The double clip typified the 1940s taste for convertible jewelry. Many jewels from this period were designed to come apart, allowing the wearer several looks for the price of one piece. Often bracelets or necklaces came with a central piece that detached to be worn as a brooch. Women often used clip earrings as brooches, or double clips as hair ornaments.

In reaction to the austerity and heightened sense of drama and mortality brought by the war, jewelry design seemed to embrace a sense of carpe diem, taking on a new exuberance and whimsicality. Along with shooting stars and fireworks, quirky Disney-like figures and cartoonish birds and animals became the rage.

John Rubel, one of many Europe-based jewelers who settled in the States during the war, made a name for himself with his “Dancing Flowers” line, inspired by the dancing flowers in Disney’s 1940 animated film Fantasia. Another highly collectible “fantasy jewel” from Rubel & Co. is the ballerina, a design widely copied in paste and other fine jewelry. Rubel’s ballerinas have rough-cut diamond faces and were inspired by Spanish flamenco dancers performing at a Greenwich Village cafe.

Flato’s whimsy was expressed in the form of a Surrealist line that included corsets, boxer shorts, sign-language and astrological symbols, ambulances, feet, and phones. Joan Bennett wore a typically ironic Flato piece in the 1940s called the Hand of God-a polished-gold open palm radiating diamond-set stars.

Of the many birds that alighted on feminine lapels in the wartime era, the most famous and sought-after today is the caged bird that Jeanne Toussaint designed for Cartier. Days after Paris was liberated, a new version of the popular piece appeared in the shop windows on rue de la Paix: the bird poised for flight with the cage door open. Needless to say, this image delighted the newly liberated window shoppers of Paris-and eventually flew throughout Europe and the United States. “Those are so prized they almost never come on the market. I’ve only seen a couple over the years,” Bergeron says. “Not only are they beautiful, but they really captured the spirit of the time.”

Toussaint was known for her outrageous parrots and birds of paradise, a particular preference of her high-profile customer, the Duchesss of Windsor. Wallis Warfield Simpson had become famous worldwide not only for her marriage to the Prince of Wales but also for her adventurous sense of style. Her penchant for wearing exotic jeweled creatures was widely copied, as was her style in general. Though she could afford the finest jewelry, she seemed less interested in intrinsic value than in unique design and color, as typified by her preference for diamond-set blue chalcedony.

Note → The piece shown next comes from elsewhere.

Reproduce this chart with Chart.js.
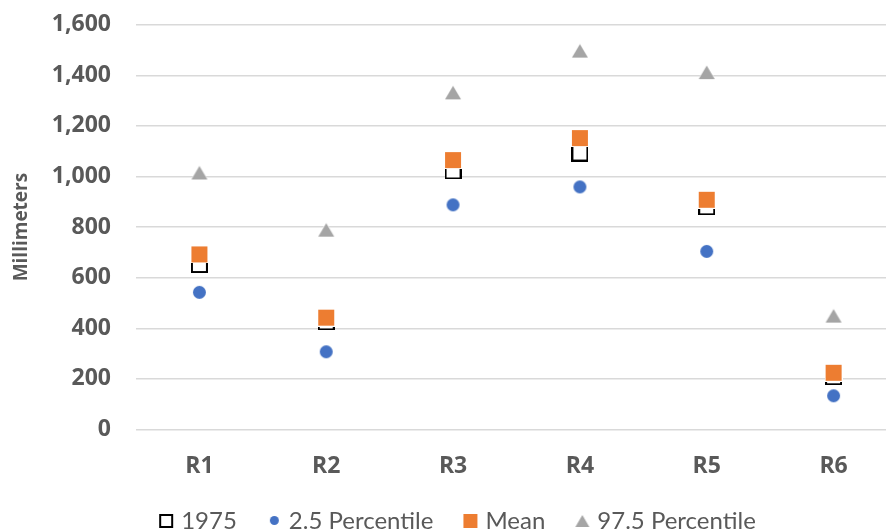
<!DOCTYPE html>
<html>
<head>
<meta charset="utf-8">
<script src="https://cdn.jsdelivr.net/npm/chart.js@4/dist/chart.umd.min.js"></script>
<style>
  html, body { margin: 0; padding: 0; background: #fff; overflow: hidden; }
  #wrap { width: 916px; height: 543px; position: relative; }
</style>
</head>
<body>
<div id="wrap"><canvas id="c"></canvas></div>
<script>
// Regions and annual rainfall figures (mm)
const regions = ['R1', 'R2', 'R3', 'R4', 'R5', 'R6'];
const rain1975 = [652, 425, 1022, 1093, 880, 208];
const p025 = [542, 307, 888, 959, 704, 133];
const meanVals = [692, 442, 1065, 1152, 908, 224];
const p975 = [1016, 790, 1333, 1498, 1413, 450];
const yTicks = [0, 200, 400, 600, 800, 1000, 1200, 1400, 1600];

const ORANGE = '#ED7D31', BLUE = '#4472C4', GREY = '#A5A5A5';
const TXT = '#595959';
const AXIS_FONT = 'Open Sans';
const LEGEND_FONT = 'Lato';

// small canvas helper for marker glyphs
function glyph(w, h, draw) {
  const c = document.createElement('canvas');
  c.width = w; c.height = h;
  draw(c.getContext('2d'), w, h);
  return c;
}
function hollowSquare(s, b) {
  return glyph(s, s, (g) => {
    g.fillStyle = '#000'; g.fillRect(0, 0, s, s);
    g.fillStyle = '#fff'; g.fillRect(b, b, s - 2 * b, s - 2 * b);
  });
}
function filledSquare(s, color, halo) {
  return glyph(s, s, (g) => {
    if (halo) { g.fillStyle = '#fff'; g.fillRect(0, 0, s, s); }
    g.fillStyle = color; g.fillRect(halo, halo, s - 2 * halo, s - 2 * halo);
  });
}
function dot(d, color, halo) {
  return glyph(d, d, (g) => {
    if (halo) { g.fillStyle = '#fff'; g.beginPath(); g.arc(d / 2, d / 2, d / 2, 0, Math.PI * 2); g.fill(); }
    g.fillStyle = color; g.beginPath(); g.arc(d / 2, d / 2, d / 2 - halo, 0, Math.PI * 2); g.fill();
  });
}
function tri(w, h, color, halo) {
  return glyph(w, h, (g) => {
    if (halo) {
      g.fillStyle = '#fff'; g.beginPath();
      g.moveTo(w / 2, 0); g.lineTo(w, h); g.lineTo(0, h); g.closePath(); g.fill();
    }
    g.fillStyle = color; g.beginPath();
    g.moveTo(w / 2, halo * 1.5); g.lineTo(w - halo, h - halo); g.lineTo(halo, h - halo); g.closePath(); g.fill();
  });
}
// legend swatch: box of SWATCH_W, glyph sits 3px inside its right end
const SWATCH_W = 34, SWATCH_EXTRA = 8;
function swatch(src) {
  const w = SWATCH_W + 2 * SWATCH_EXTRA;
  const h = src.height % 2 ? src.height + 1 : src.height;
  return glyph(w, h, (g) => {
    g.drawImage(src, Math.round(SWATCH_EXTRA + SWATCH_W - 3 - src.width / 2), Math.floor((h - src.height) / 2));
  });
}

const markers = {
  y1975: hollowSquare(17, 2),
  low: dot(15, BLUE, 1),
  mean: filledSquare(18, ORANGE, 1),
  high: tri(18, 16, GREY, 1)
};
const legendMarkers = [
  swatch(hollowSquare(14, 2)),
  swatch(dot(9, BLUE, 0)),
  swatch(filledSquare(14, ORANGE, 0)),
  swatch(tri(14, 12, GREY, 0))
];

new Chart(document.getElementById('c'), {
  type: 'line',
  data: {
    labels: regions,
    datasets: [
      { label: '1975', data: rain1975, pointStyle: markers.y1975, order: 4 },
      { label: '2.5 Percentile', data: p025, pointStyle: markers.low, order: 3 },
      { label: 'Mean', data: meanVals, pointStyle: markers.mean, order: 2 },
      { label: '97.5 Percentile', data: p975, pointStyle: markers.high, order: 1 }
    ].map(d => Object.assign(d, { showLine: false, pointRadius: 9, pointHoverRadius: 9 }))
  },
  options: {
    responsive: true,
    maintainAspectRatio: false,
    animation: false,
    events: [],
    layout: { padding: { top: 0, right: 19, left: -6, bottom: 0 } },
    scales: {
      x: {
        offset: true,
        grid: { display: false, drawTicks: false },
        border: { display: false },
        ticks: { color: TXT, font: { family: AXIS_FONT, size: 23, weight: 'bold' }, padding: 23 }
      },
      y: {
        min: 0, max: 1600,
        afterBuildTicks: (axis) => { axis.ticks = yTicks.map(v => ({ value: v })); },
        grid: { color: '#d9d9d9', lineWidth: 1.5, drawTicks: true, tickLength: 14, tickColor: 'rgba(0,0,0,0)' },
        border: { display: false },
        ticks: {
          color: TXT, padding: 11,
          font: { family: AXIS_FONT, size: 23, weight: 'bold' },
          callback: (v) => Number(v).toLocaleString('en-US')
        },
        title: {
          display: true, text: 'Millimeters', color: TXT,
          font: { family: AXIS_FONT, size: 19, weight: 'bold' },
          padding: { top: 16, bottom: 8 }
        }
      }
    },
    plugins: {
      tooltip: { enabled: false },
      legend: {
        position: 'bottom',
        labels: {
          usePointStyle: true,
          pointStyleWidth: SWATCH_W,
          boxWidth: SWATCH_W, boxHeight: 14,
          padding: 6,
          color: TXT,
          font: { family: LEGEND_FONT, size: 24 },
          generateLabels: (chart) => chart.data.datasets.map((ds, i) => ({
            text: ds.label,
            pointStyle: legendMarkers[i],
            fillStyle: 'transparent', strokeStyle: 'transparent', lineWidth: 0,
            fontColor: TXT,
            hidden: false,
            datasetIndex: i
          }))
        }
      }
    }
  }
});
</script>
</body>
</html>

Like all trendsetters, the Duchess was quick to pick up on what was exciting and new in fashion, and she was one of the first prominent women to embrace the new palette. After a decade of economic depression and the black-and-white craze of the previous decade, women seemed hungry for color. Van Cleef & Arpels’s invisibly set rubies and tiny square-cut sapphires typify high-end jewelry of this period, but even more prolific were the graduated tones of citrine, from buttery pale to deep amber, and the icy blue of aquamarine.

In 1947, Christian Dior launched what became known as “the new look.” Pads were removed from shoulders for a more rounded line, breasts were more defined, and skirts went to calf length. More floral motifs began to appear in jewelry, and platinum returned.

Overall, the decade of the 1940s was a dramatic and glamorous era that produced some bold, exquisitely engineered jewelry. “It all comes down to design,” Bergeron says. “Some of those cocktail rings are really sort of ugly-too enormous to wear-but others were wonderful. And those little bow clips I find very useful and wearable. I like to wear just one little clip on a jacket. They’re typical of antique jewelry but more accessible to the general public.

“Forties jewelry is not for the frou-frou customer. It doesn’t work with full skirts, frumpy clothes, or lace and frills,” she says. “The key to wearing it is to dress very simply. The necklaces look great, for example, if you wear just a nice jacket and no other jewelry. With the right clothes, jewelry from the 1940s looks fabulous.”

Cathleen McCarthy, a Philadelphia freelance writer, specializes in articles about jewelry design, collectibles, retailing, and travel.